What to produce: Repeat every line of the data exactly, but not the pictures.

Given data:

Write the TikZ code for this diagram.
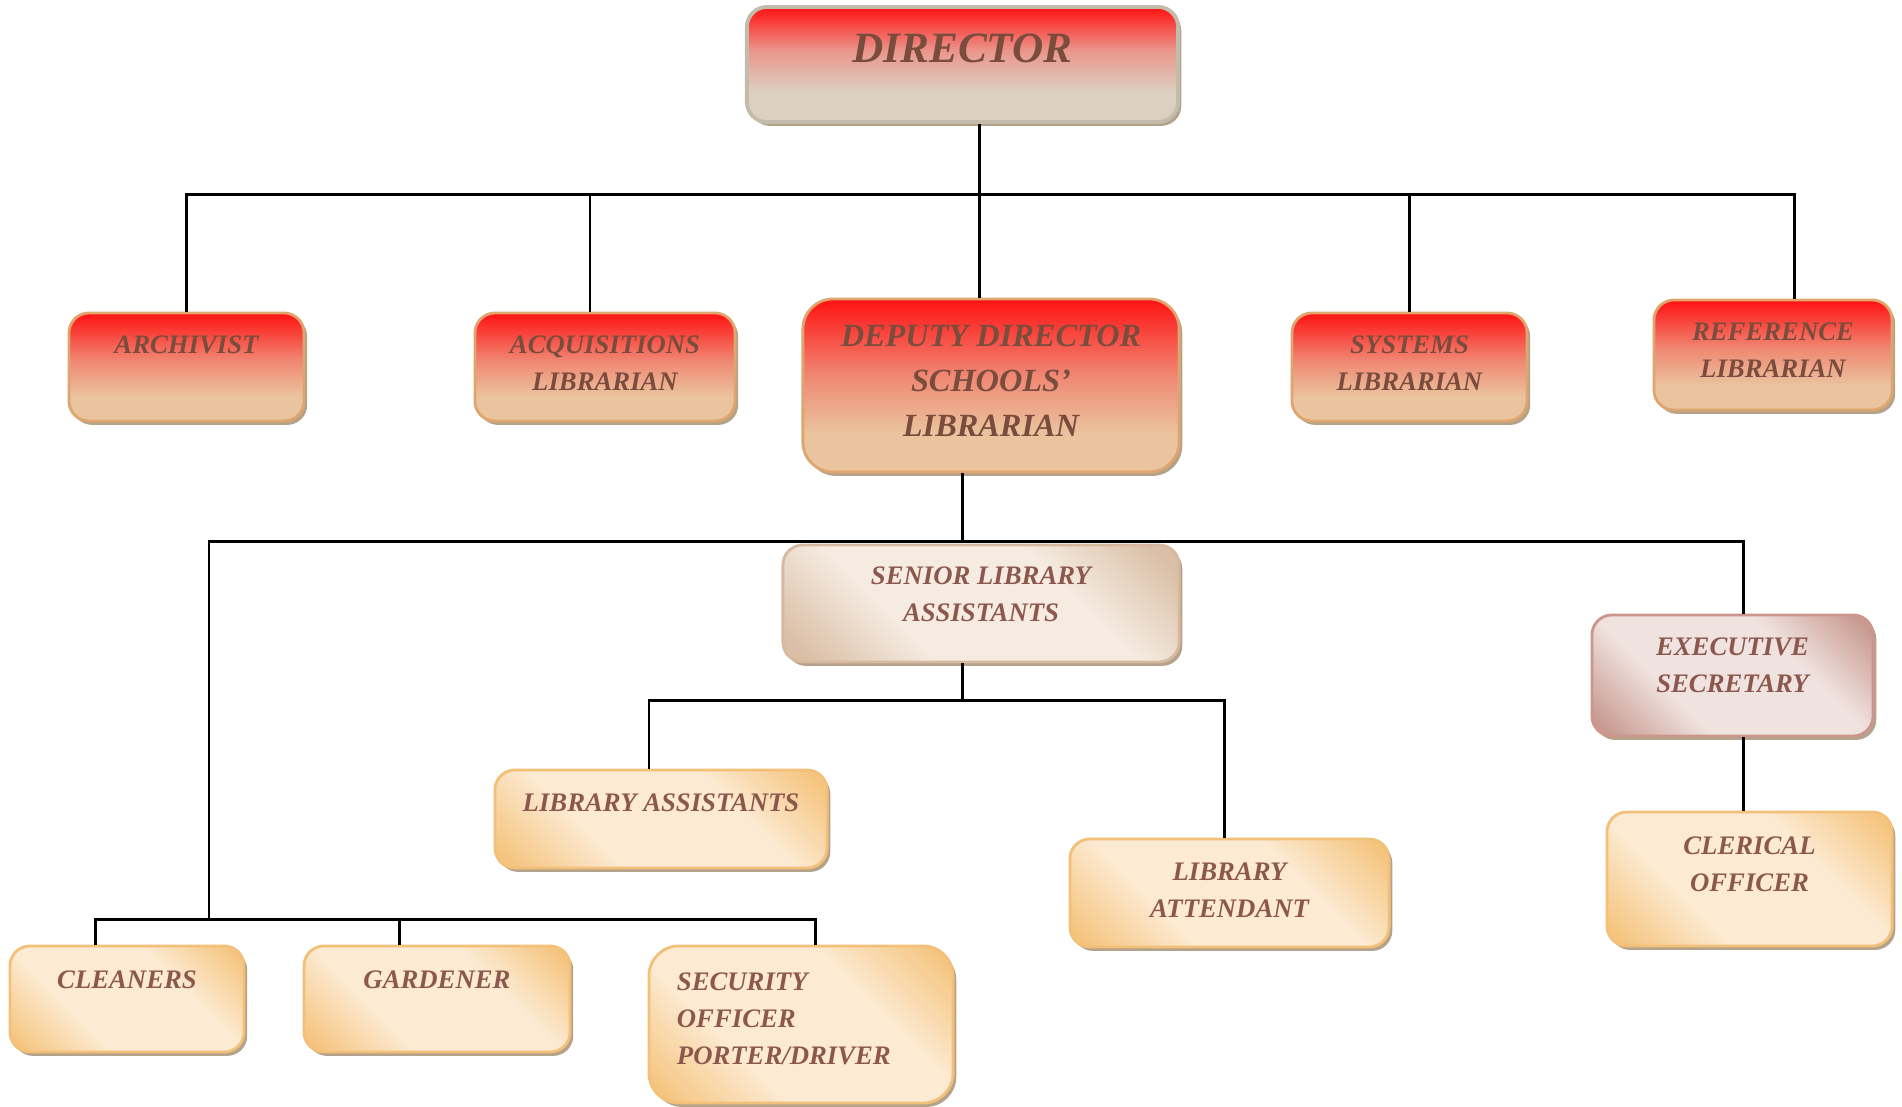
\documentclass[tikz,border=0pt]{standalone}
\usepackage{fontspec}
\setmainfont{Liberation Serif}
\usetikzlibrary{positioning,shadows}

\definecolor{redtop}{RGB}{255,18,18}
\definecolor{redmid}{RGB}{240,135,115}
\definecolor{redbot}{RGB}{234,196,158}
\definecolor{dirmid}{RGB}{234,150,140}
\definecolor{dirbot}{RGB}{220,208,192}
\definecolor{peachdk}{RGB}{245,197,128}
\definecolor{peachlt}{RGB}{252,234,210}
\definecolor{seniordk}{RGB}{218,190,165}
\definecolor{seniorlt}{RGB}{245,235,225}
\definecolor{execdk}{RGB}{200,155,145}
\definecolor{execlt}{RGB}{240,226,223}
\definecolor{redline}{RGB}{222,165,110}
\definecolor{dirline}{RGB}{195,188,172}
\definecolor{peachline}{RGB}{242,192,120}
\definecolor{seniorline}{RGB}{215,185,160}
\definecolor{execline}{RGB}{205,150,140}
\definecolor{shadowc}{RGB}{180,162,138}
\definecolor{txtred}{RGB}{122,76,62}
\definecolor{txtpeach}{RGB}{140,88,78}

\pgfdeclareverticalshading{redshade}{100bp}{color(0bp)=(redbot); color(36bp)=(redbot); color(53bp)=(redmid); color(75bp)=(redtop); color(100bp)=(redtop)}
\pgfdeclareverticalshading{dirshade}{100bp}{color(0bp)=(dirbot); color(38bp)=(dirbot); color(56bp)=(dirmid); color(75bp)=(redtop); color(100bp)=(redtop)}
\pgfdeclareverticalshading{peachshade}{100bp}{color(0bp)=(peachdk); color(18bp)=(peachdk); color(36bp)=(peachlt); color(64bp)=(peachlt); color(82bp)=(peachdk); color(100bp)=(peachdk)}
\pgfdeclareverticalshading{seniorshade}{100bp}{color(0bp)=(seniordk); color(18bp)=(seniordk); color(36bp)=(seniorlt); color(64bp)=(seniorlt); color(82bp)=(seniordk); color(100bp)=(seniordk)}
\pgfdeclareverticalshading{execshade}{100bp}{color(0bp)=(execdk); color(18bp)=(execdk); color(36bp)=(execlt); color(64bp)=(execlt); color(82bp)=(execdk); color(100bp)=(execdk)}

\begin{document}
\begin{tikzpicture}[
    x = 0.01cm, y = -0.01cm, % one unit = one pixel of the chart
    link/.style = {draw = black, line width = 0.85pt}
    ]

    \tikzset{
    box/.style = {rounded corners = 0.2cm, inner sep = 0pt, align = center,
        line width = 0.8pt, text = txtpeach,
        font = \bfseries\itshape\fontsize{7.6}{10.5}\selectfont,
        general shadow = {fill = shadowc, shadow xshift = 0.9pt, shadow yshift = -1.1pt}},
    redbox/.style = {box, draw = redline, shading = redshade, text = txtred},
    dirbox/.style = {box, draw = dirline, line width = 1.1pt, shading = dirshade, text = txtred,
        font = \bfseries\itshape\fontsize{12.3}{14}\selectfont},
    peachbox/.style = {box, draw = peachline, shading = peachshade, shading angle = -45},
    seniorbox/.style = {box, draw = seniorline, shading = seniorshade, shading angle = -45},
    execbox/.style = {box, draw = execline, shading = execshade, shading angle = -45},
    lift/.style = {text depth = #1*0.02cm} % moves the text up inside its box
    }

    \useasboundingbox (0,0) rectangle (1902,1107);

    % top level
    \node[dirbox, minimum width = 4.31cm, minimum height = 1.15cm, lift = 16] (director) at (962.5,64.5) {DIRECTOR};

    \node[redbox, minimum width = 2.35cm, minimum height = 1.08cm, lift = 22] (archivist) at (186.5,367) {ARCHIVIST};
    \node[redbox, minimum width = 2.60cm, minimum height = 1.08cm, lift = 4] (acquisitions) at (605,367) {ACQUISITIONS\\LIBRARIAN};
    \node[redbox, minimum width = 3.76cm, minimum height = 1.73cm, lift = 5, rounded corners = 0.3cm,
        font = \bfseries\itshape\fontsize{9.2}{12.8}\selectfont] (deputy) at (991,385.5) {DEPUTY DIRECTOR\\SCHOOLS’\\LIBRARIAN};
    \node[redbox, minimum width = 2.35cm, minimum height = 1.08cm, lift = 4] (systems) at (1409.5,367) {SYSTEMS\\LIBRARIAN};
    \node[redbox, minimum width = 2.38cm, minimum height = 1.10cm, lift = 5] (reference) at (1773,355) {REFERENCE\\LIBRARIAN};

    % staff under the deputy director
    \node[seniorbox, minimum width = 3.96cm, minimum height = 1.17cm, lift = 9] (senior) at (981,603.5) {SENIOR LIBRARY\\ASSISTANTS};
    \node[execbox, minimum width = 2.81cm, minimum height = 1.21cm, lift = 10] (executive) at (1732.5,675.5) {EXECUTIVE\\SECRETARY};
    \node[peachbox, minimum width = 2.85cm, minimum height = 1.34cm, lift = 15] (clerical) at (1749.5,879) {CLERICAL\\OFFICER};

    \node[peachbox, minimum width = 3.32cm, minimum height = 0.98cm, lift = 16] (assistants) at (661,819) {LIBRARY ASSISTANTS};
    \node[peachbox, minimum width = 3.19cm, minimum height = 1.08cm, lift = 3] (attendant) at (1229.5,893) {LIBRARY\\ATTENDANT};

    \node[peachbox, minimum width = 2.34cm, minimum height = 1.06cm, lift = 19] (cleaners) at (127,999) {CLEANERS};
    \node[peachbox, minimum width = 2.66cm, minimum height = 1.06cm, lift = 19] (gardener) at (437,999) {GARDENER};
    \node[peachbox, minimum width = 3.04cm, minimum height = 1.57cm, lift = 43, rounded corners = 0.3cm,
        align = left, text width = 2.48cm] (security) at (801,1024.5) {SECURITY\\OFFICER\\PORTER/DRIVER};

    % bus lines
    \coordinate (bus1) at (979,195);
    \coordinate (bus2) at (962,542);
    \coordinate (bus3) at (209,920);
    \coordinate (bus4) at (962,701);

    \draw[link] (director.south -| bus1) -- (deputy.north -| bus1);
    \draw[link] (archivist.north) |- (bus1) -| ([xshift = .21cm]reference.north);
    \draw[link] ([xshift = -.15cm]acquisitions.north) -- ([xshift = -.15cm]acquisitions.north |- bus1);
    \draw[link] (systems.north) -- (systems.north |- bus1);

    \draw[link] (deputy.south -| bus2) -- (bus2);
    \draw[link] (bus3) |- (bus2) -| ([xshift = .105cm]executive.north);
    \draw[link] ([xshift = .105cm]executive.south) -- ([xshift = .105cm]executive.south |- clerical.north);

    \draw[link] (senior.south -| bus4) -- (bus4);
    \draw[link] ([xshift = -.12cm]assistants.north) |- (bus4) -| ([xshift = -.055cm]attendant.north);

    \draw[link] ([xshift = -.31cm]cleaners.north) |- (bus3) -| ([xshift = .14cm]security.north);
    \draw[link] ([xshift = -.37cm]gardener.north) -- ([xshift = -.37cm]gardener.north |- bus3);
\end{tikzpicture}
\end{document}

Answer to this exercise:
Write the TikZ code for this diagram.
\documentclass[tikz,border=0pt]{standalone}
\usepackage{fontspec}
\setmainfont{Liberation Serif}
\usetikzlibrary{positioning,shadows}

\definecolor{redtop}{RGB}{255,18,18}
\definecolor{redmid}{RGB}{240,135,115}
\definecolor{redbot}{RGB}{234,196,158}
\definecolor{dirmid}{RGB}{234,150,140}
\definecolor{dirbot}{RGB}{220,208,192}
\definecolor{peachdk}{RGB}{245,197,128}
\definecolor{peachlt}{RGB}{252,234,210}
\definecolor{seniordk}{RGB}{218,190,165}
\definecolor{seniorlt}{RGB}{245,235,225}
\definecolor{execdk}{RGB}{200,155,145}
\definecolor{execlt}{RGB}{240,226,223}
\definecolor{redline}{RGB}{222,165,110}
\definecolor{dirline}{RGB}{195,188,172}
\definecolor{peachline}{RGB}{242,192,120}
\definecolor{seniorline}{RGB}{215,185,160}
\definecolor{execline}{RGB}{205,150,140}
\definecolor{shadowc}{RGB}{180,162,138}
\definecolor{txtred}{RGB}{122,76,62}
\definecolor{txtpeach}{RGB}{140,88,78}

\pgfdeclareverticalshading{redshade}{100bp}{color(0bp)=(redbot); color(36bp)=(redbot); color(53bp)=(redmid); color(75bp)=(redtop); color(100bp)=(redtop)}
\pgfdeclareverticalshading{dirshade}{100bp}{color(0bp)=(dirbot); color(38bp)=(dirbot); color(56bp)=(dirmid); color(75bp)=(redtop); color(100bp)=(redtop)}
\pgfdeclareverticalshading{peachshade}{100bp}{color(0bp)=(peachdk); color(18bp)=(peachdk); color(36bp)=(peachlt); color(64bp)=(peachlt); color(82bp)=(peachdk); color(100bp)=(peachdk)}
\pgfdeclareverticalshading{seniorshade}{100bp}{color(0bp)=(seniordk); color(18bp)=(seniordk); color(36bp)=(seniorlt); color(64bp)=(seniorlt); color(82bp)=(seniordk); color(100bp)=(seniordk)}
\pgfdeclareverticalshading{execshade}{100bp}{color(0bp)=(execdk); color(18bp)=(execdk); color(36bp)=(execlt); color(64bp)=(execlt); color(82bp)=(execdk); color(100bp)=(execdk)}

\begin{document}
\begin{tikzpicture}[
    x = 0.01cm, y = -0.01cm, % one unit = one pixel of the chart
    link/.style = {draw = black, line width = 0.85pt}
    ]

    \tikzset{
    box/.style = {rounded corners = 0.2cm, inner sep = 0pt, align = center,
        line width = 0.8pt, text = txtpeach,
        font = \bfseries\itshape\fontsize{7.6}{10.5}\selectfont,
        general shadow = {fill = shadowc, shadow xshift = 0.9pt, shadow yshift = -1.1pt}},
    redbox/.style = {box, draw = redline, shading = redshade, text = txtred},
    dirbox/.style = {box, draw = dirline, line width = 1.1pt, shading = dirshade, text = txtred,
        font = \bfseries\itshape\fontsize{12.3}{14}\selectfont},
    peachbox/.style = {box, draw = peachline, shading = peachshade, shading angle = -45},
    seniorbox/.style = {box, draw = seniorline, shading = seniorshade, shading angle = -45},
    execbox/.style = {box, draw = execline, shading = execshade, shading angle = -45},
    lift/.style = {text depth = #1*0.02cm} % moves the text up inside its box
    }

    \useasboundingbox (0,0) rectangle (1902,1107);

    % top level
    \node[dirbox, minimum width = 4.31cm, minimum height = 1.15cm, lift = 16] (director) at (962.5,64.5) {DIRECTOR};

    \node[redbox, minimum width = 2.35cm, minimum height = 1.08cm, lift = 22] (archivist) at (186.5,367) {ARCHIVIST};
    \node[redbox, minimum width = 2.60cm, minimum height = 1.08cm, lift = 4] (acquisitions) at (605,367) {ACQUISITIONS\\LIBRARIAN};
    \node[redbox, minimum width = 3.76cm, minimum height = 1.73cm, lift = 5, rounded corners = 0.3cm,
        font = \bfseries\itshape\fontsize{9.2}{12.8}\selectfont] (deputy) at (991,385.5) {DEPUTY DIRECTOR\\SCHOOLS’\\LIBRARIAN};
    \node[redbox, minimum width = 2.35cm, minimum height = 1.08cm, lift = 4] (systems) at (1409.5,367) {SYSTEMS\\LIBRARIAN};
    \node[redbox, minimum width = 2.38cm, minimum height = 1.10cm, lift = 5] (reference) at (1773,355) {REFERENCE\\LIBRARIAN};

    % staff under the deputy director
    \node[seniorbox, minimum width = 3.96cm, minimum height = 1.17cm, lift = 9] (senior) at (981,603.5) {SENIOR LIBRARY\\ASSISTANTS};
    \node[execbox, minimum width = 2.81cm, minimum height = 1.21cm, lift = 10] (executive) at (1732.5,675.5) {EXECUTIVE\\SECRETARY};
    \node[peachbox, minimum width = 2.85cm, minimum height = 1.34cm, lift = 15] (clerical) at (1749.5,879) {CLERICAL\\OFFICER};

    \node[peachbox, minimum width = 3.32cm, minimum height = 0.98cm, lift = 16] (assistants) at (661,819) {LIBRARY ASSISTANTS};
    \node[peachbox, minimum width = 3.19cm, minimum height = 1.08cm, lift = 3] (attendant) at (1229.5,893) {LIBRARY\\ATTENDANT};

    \node[peachbox, minimum width = 2.34cm, minimum height = 1.06cm, lift = 19] (cleaners) at (127,999) {CLEANERS};
    \node[peachbox, minimum width = 2.66cm, minimum height = 1.06cm, lift = 19] (gardener) at (437,999) {GARDENER};
    \node[peachbox, minimum width = 3.04cm, minimum height = 1.57cm, lift = 43, rounded corners = 0.3cm,
        align = left, text width = 2.48cm] (security) at (801,1024.5) {SECURITY\\OFFICER\\PORTER/DRIVER};

    % bus lines
    \coordinate (bus1) at (979,195);
    \coordinate (bus2) at (962,542);
    \coordinate (bus3) at (209,920);
    \coordinate (bus4) at (962,701);

    \draw[link] (director.south -| bus1) -- (deputy.north -| bus1);
    \draw[link] (archivist.north) |- (bus1) -| ([xshift = .21cm]reference.north);
    \draw[link] ([xshift = -.15cm]acquisitions.north) -- ([xshift = -.15cm]acquisitions.north |- bus1);
    \draw[link] (systems.north) -- (systems.north |- bus1);

    \draw[link] (deputy.south -| bus2) -- (bus2);
    \draw[link] (bus3) |- (bus2) -| ([xshift = .105cm]executive.north);
    \draw[link] ([xshift = .105cm]executive.south) -- ([xshift = .105cm]executive.south |- clerical.north);

    \draw[link] (senior.south -| bus4) -- (bus4);
    \draw[link] ([xshift = -.12cm]assistants.north) |- (bus4) -| ([xshift = -.055cm]attendant.north);

    \draw[link] ([xshift = -.31cm]cleaners.north) |- (bus3) -| ([xshift = .14cm]security.north);
    \draw[link] ([xshift = -.37cm]gardener.north) -- ([xshift = -.37cm]gardener.north |- bus3);
\end{tikzpicture}
\end{document}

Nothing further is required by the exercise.